Rows from a dataset of charts and code
## start

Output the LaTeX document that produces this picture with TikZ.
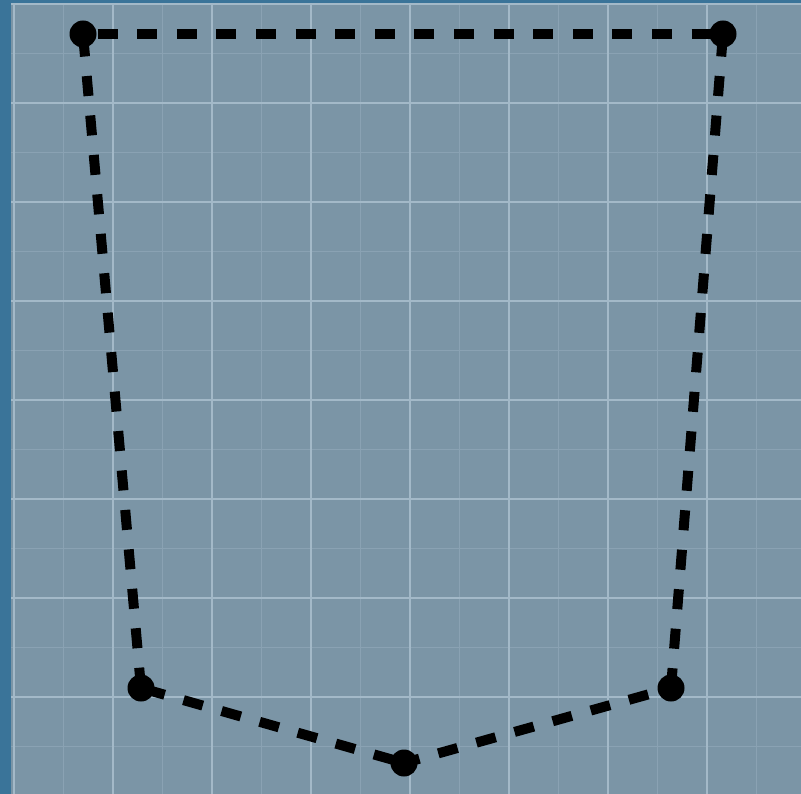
\documentclass[tikz,border=0pt]{standalone}
\definecolor{outerblue}{HTML}{3A7499}
\definecolor{panelgrey}{HTML}{7B95A6}
\definecolor{gmajor}{HTML}{A3B9C8}
\definecolor{gminor}{HTML}{8AA2B3}
\begin{document}
\begin{tikzpicture}[x=1pt,y=-1pt,
  dot/.style={circle,fill=black,minimum size=27pt,inner sep=0pt},
  edge/.style={line width=10pt,dash pattern=on 20pt off 19.6pt},
  minorline/.style={gminor,line width=1pt},
  majorline/.style={gmajor,line width=1.3pt}]
\useasboundingbox (0,0) rectangle (801,794);
\fill[outerblue] (0,0) rectangle (801,794);
\fill[panelgrey] (11,3) rectangle (801,794);
\begin{scope}
\clip (11,3) rectangle (801,794);
\foreach \i in {0,...,8} {
  \draw[minorline] ({63.5+99*\i},3) -- ({63.5+99*\i},794);
  \draw[minorline] (11,{53.5+99*\i}) -- (801,{53.5+99*\i});
}
\foreach \i in {0,...,8} {
  \draw[majorline] ({14+99*\i},3) -- ({14+99*\i},794);
  \draw[majorline] (11,{4+99*\i}) -- (801,{4+99*\i});
}
\end{scope}
\coordinate (A) at (83,34);
\coordinate (B) at (723,34);
\coordinate (C) at (671,688);
\coordinate (D) at (404,763);
\coordinate (E) at (141,688);
\draw[edge,dash phase=25pt] (A) -- (B);
\draw[edge,dash phase=37pt] (A) -- (E);
\draw[edge,dash phase=37pt] (B) -- (C);
\draw[edge,dash phase=35pt] (E) -- (D);
\draw[edge,dash phase=4pt] (D) -- (C);
\node[dot] (nA) at (A) {};
\node[dot] (nB) at (B) {};
\node[dot] (nC) at (C) {};
\node[dot] (nD) at (D) {};
\node[dot] (nE) at (E) {};
\end{tikzpicture}
\end{document}
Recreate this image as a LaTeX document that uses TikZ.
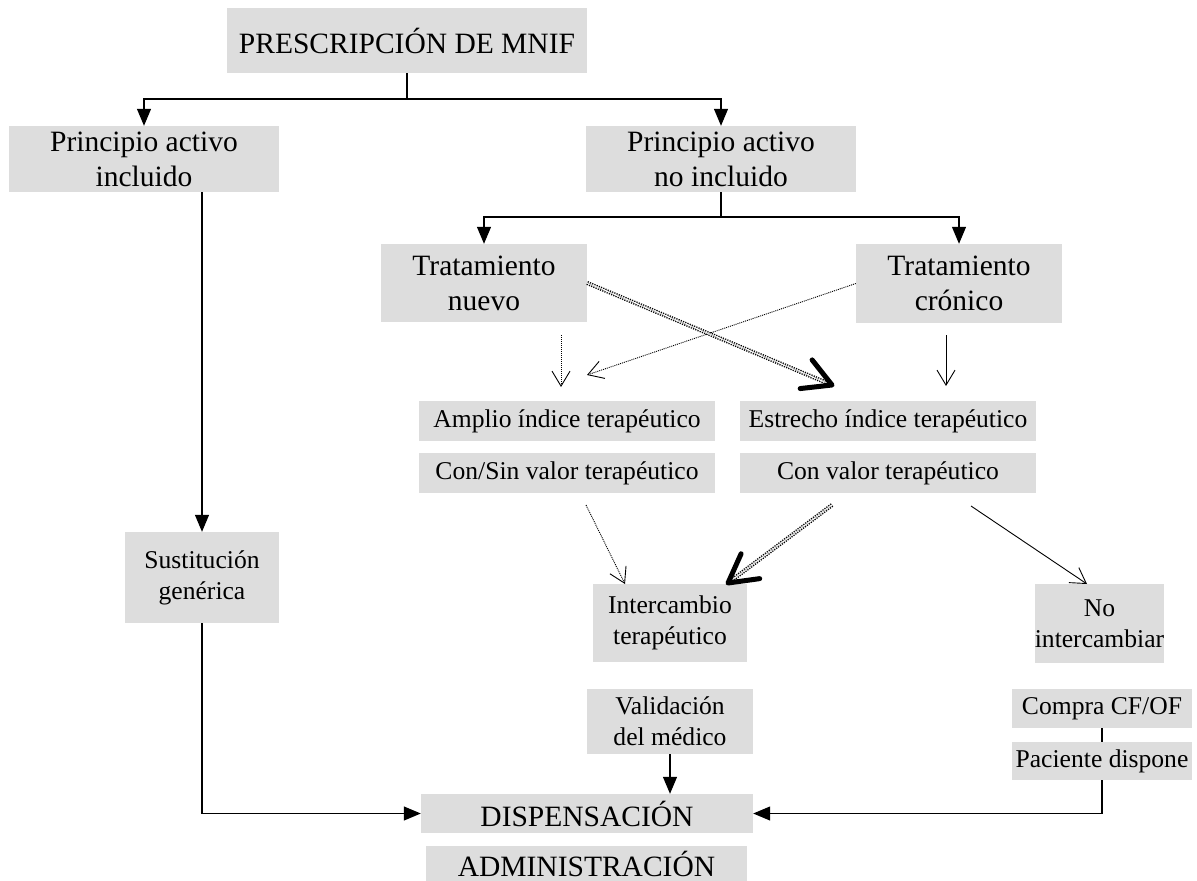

## end

**What the task requires**
Print all of the entries word for word. Skip any images they contain.

**Worked solution**
Output the LaTeX document that produces this picture with TikZ.
\documentclass[tikz,border=0pt]{standalone}
\definecolor{outerblue}{HTML}{3A7499}
\definecolor{panelgrey}{HTML}{7B95A6}
\definecolor{gmajor}{HTML}{A3B9C8}
\definecolor{gminor}{HTML}{8AA2B3}
\begin{document}
\begin{tikzpicture}[x=1pt,y=-1pt,
  dot/.style={circle,fill=black,minimum size=27pt,inner sep=0pt},
  edge/.style={line width=10pt,dash pattern=on 20pt off 19.6pt},
  minorline/.style={gminor,line width=1pt},
  majorline/.style={gmajor,line width=1.3pt}]
\useasboundingbox (0,0) rectangle (801,794);
\fill[outerblue] (0,0) rectangle (801,794);
\fill[panelgrey] (11,3) rectangle (801,794);
\begin{scope}
\clip (11,3) rectangle (801,794);
\foreach \i in {0,...,8} {
  \draw[minorline] ({63.5+99*\i},3) -- ({63.5+99*\i},794);
  \draw[minorline] (11,{53.5+99*\i}) -- (801,{53.5+99*\i});
}
\foreach \i in {0,...,8} {
  \draw[majorline] ({14+99*\i},3) -- ({14+99*\i},794);
  \draw[majorline] (11,{4+99*\i}) -- (801,{4+99*\i});
}
\end{scope}
\coordinate (A) at (83,34);
\coordinate (B) at (723,34);
\coordinate (C) at (671,688);
\coordinate (D) at (404,763);
\coordinate (E) at (141,688);
\draw[edge,dash phase=25pt] (A) -- (B);
\draw[edge,dash phase=37pt] (A) -- (E);
\draw[edge,dash phase=37pt] (B) -- (C);
\draw[edge,dash phase=35pt] (E) -- (D);
\draw[edge,dash phase=4pt] (D) -- (C);
\node[dot] (nA) at (A) {};
\node[dot] (nB) at (B) {};
\node[dot] (nC) at (C) {};
\node[dot] (nD) at (D) {};
\node[dot] (nE) at (E) {};
\end{tikzpicture}
\end{document}
Recreate this image as a LaTeX document that uses TikZ.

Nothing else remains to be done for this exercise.